9.2. Failure or delay by the Seller to enforce any of the clauses contained herein shall not constitute a waiver of the Buyer’s responsibilities and liabilities under this Agreement. The Seller’s waiving of any particular default by the Buyer shall not constitute a waiver of any subsequent default.
9.3. This document forms the entire Agreement. No other oral or written statements, recommendations, advice, warranties or assurances by the Seller or an agent of the Seller will be considered to be a valid modification unless made in writing and signed.
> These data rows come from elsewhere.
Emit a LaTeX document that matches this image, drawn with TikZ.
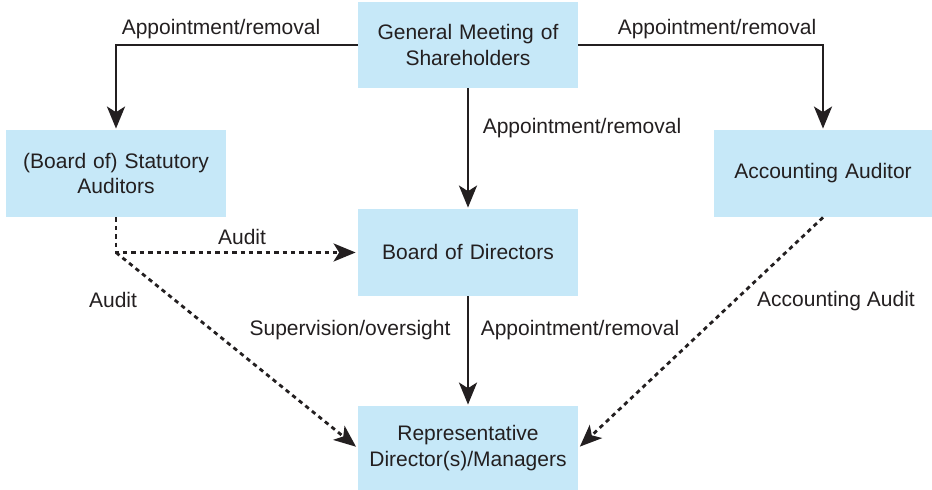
\documentclass[tikz,border=0pt]{standalone}
\usepackage{fontspec}
\setmainfont{Liberation Sans}
\usetikzlibrary{arrows.meta}
\definecolor{boxfill}{RGB}{198,232,248}
\definecolor{ink}{RGB}{35,31,32}
\begin{document}
\begin{tikzpicture}[x=0.5pt,y=-0.5pt,
  font=\fontsize{10.5}{12.6}\selectfont, text=ink,
  box/.style={fill=boxfill, draw=none, inner sep=0pt, align=center, text width=#1},
  solidarrow/.style={draw=ink, line width=1.4pt, -{Stealth[length=11pt,width=9pt,inset=2.8pt]}, shorten >=0.5pt},
  dasharrow/.style={draw=ink, line width=1.4pt, dash pattern=on 2.2pt off 2pt, -{Stealth[length=11pt,width=9pt,inset=2.8pt]}, shorten >=1pt},
  lbl/.style={inner sep=0pt}]
\useasboundingbox[fill=white] (0,0) rectangle (932,490);
% boxes
\node[box=110pt, minimum height=43pt] (gm) at (468,45) {General Meeting of\\Shareholders};
\node[box=110pt, minimum height=43.5pt] (sa) at (116,173.5) {(Board of) Statutory\\Auditors};
\node[box=109pt, minimum height=43.5pt] (aa) at (823,173.5) {Accounting Auditor};
\node[box=110pt, minimum height=43.5pt] (bod) at (468,252.5) {Board of Directors};
\node[box=110pt, minimum height=42pt] (rep) at (468,448) {Representative\\Director(s)/Managers};
% solid arrows
\draw[solidarrow] (gm.west) -| (sa.north);
\draw[solidarrow] (gm.east) -| (aa.north);
\draw[solidarrow] (gm.south) -- (bod.north);
\draw[solidarrow] (bod.south) -- (rep.north);
% dashed arrows
\coordinate (j) at (sa.south |- bod.west);
\draw[dasharrow] (sa.south) -- (j) -- (bod.west);
\draw[dasharrow] (j) -- (rep.west);
\draw[dasharrow] (aa.south) -- (rep.east);
% labels
\node[lbl] (l1) at (221,29) {Appointment/removal};
\node[lbl] (l2) at (717,29) {Appointment/removal};
\node[lbl] (l3) at (582,128) {Appointment/removal};
\node[lbl] (l4) at (242,237) {Audit};
\node[lbl] (l5) at (113,300) {Audit};
\node[lbl] (l6) at (350,330) {Supervision/oversight};
\node[lbl] (l7) at (580,330) {Appointment/removal};
\node[lbl] (l8) at (836,301) {Accounting Audit};
\end{tikzpicture}
\end{document}
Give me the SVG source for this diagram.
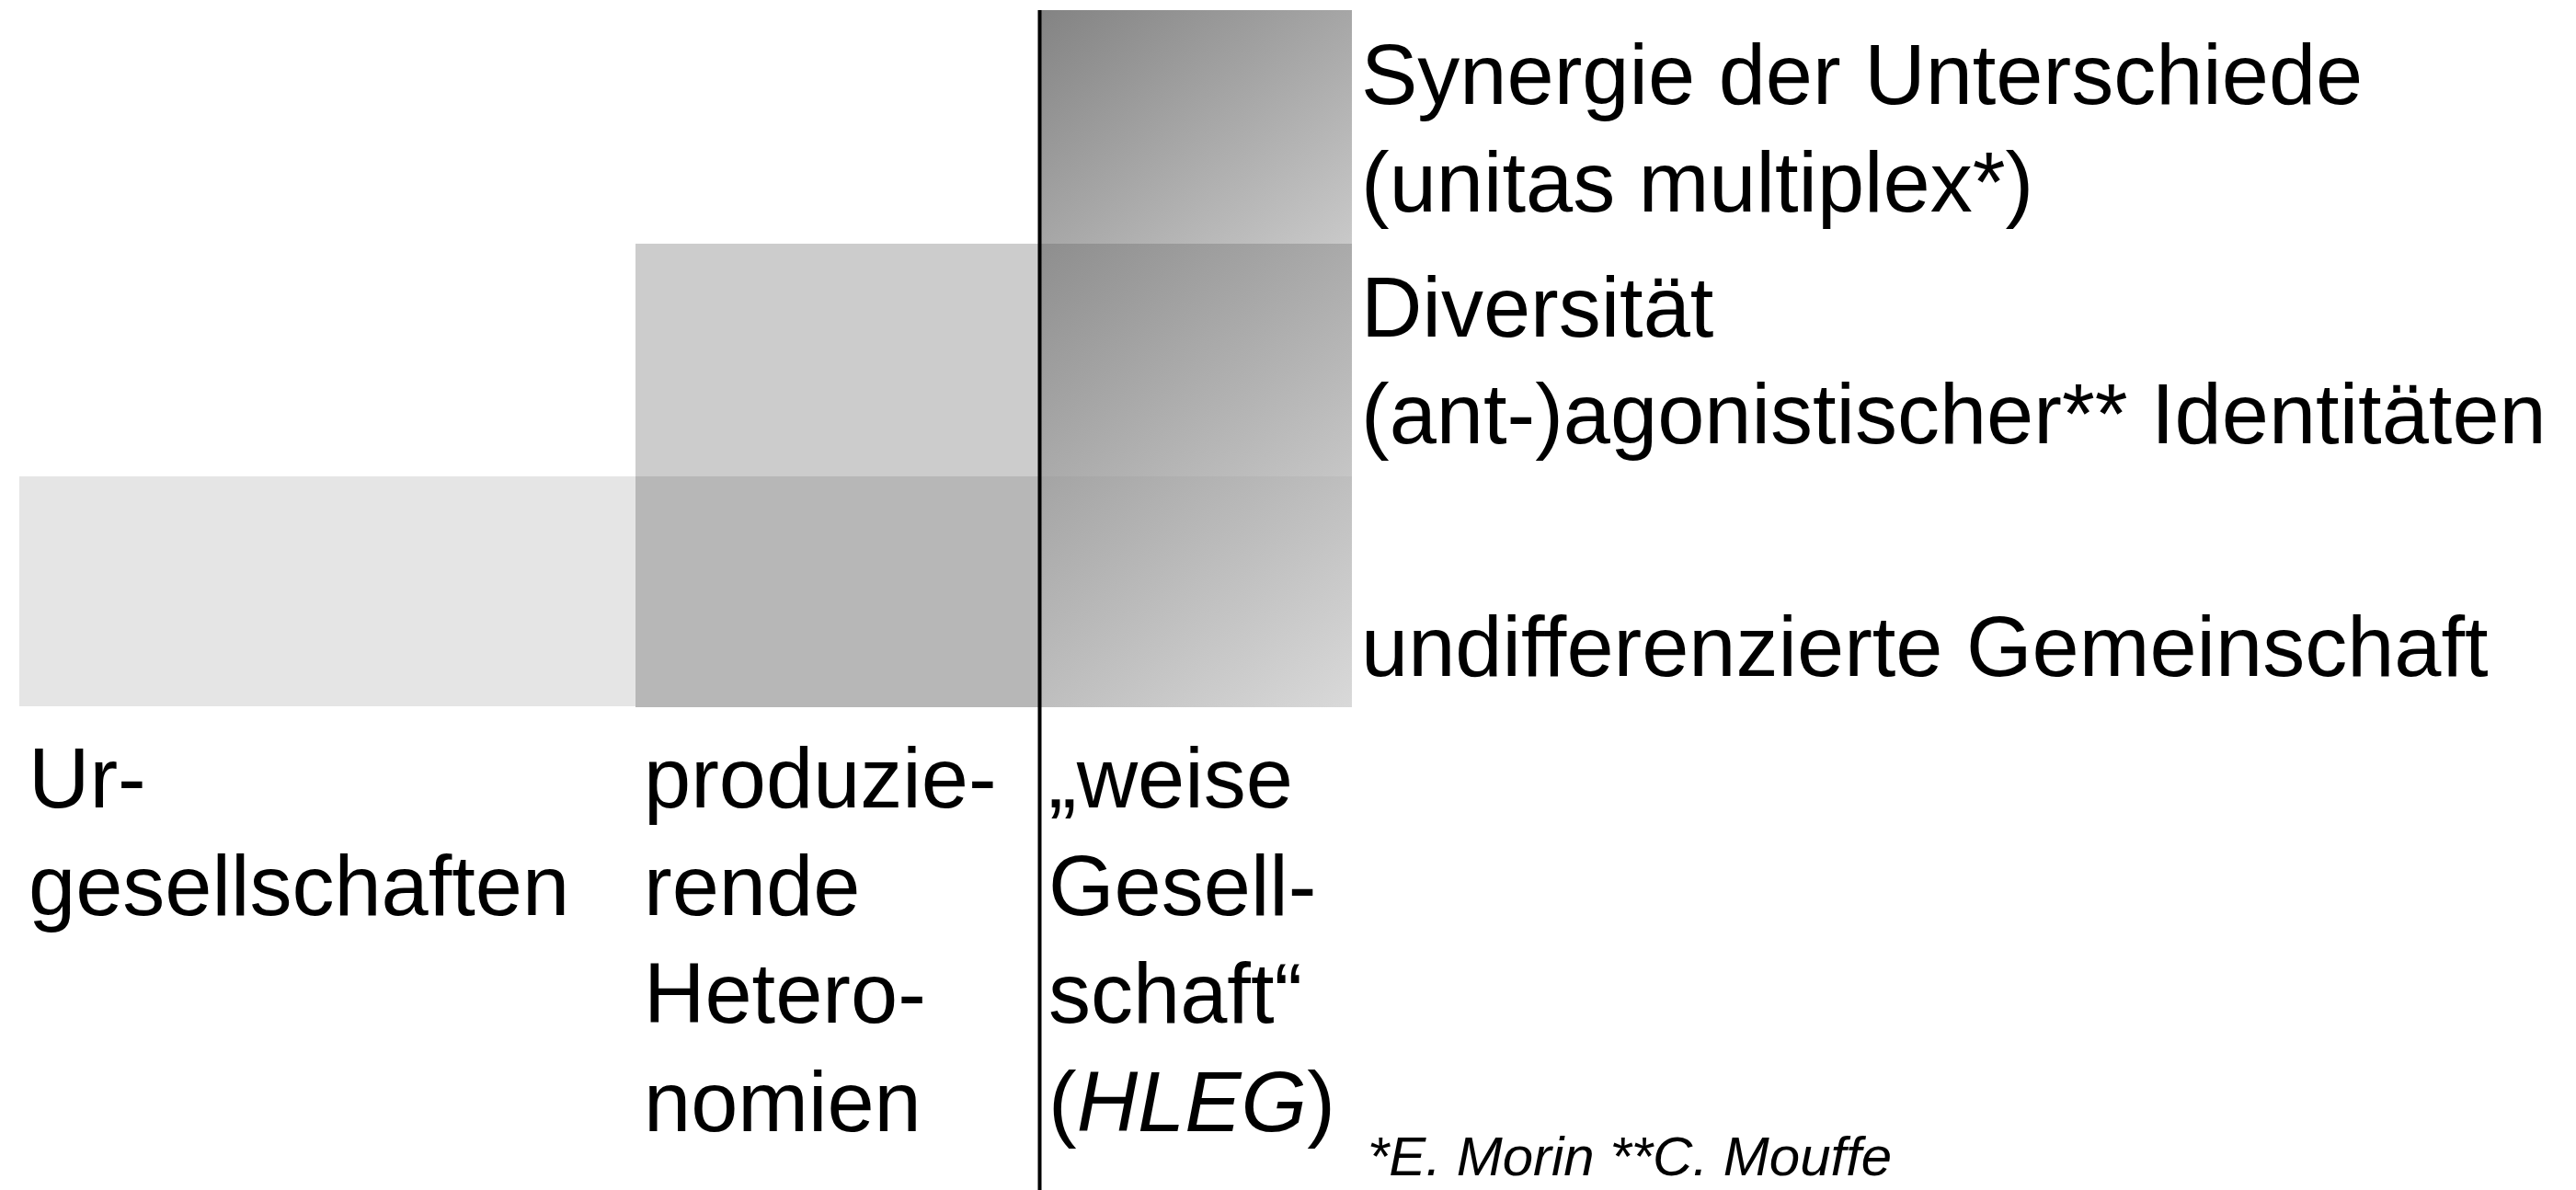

9.4. In the event that any provision of this Agreement is found to be illegal, invalid or unenforceable, this will not make the remainder of the Agreement invalid, but rather any such provision shall be stricken from the Agreement and all other provisions will remain fully valid.
9.5. This Agreement may not be assigned by the Buyer to any third party without the Seller’s written and signed consent.
9.6. If the date of any termination or expiration of this Agreement falls prior to any provisions, which by their terms are applicable, such provisions shall survive any termination or expiration.
10. Governing Law and Disputes
10.1. The terms and conditions in this Agreement are governed and construed in accordance with the laws of England and Wales. Any disputes, litigation or proceedings arising from or in connection with these terms and conditions or the Products shall be tried exclusively in the courts of England and Wales. No other laws, rules or regulations, including but not limited to the United Nations Convention for the International Sale of Goods, will apply to this Agreement in whole or in part.
10.2. If any provision differs from any existing law, rule or regulation, the provision shall be enforced above any other external law, rule or regulation to the fullest extent permitted by the law.
10.3. The Seller must bring any relevant actions against the Buyer within one (1) year from the time the issue arose. Any actions brought after this term are disallowed and will be invalid.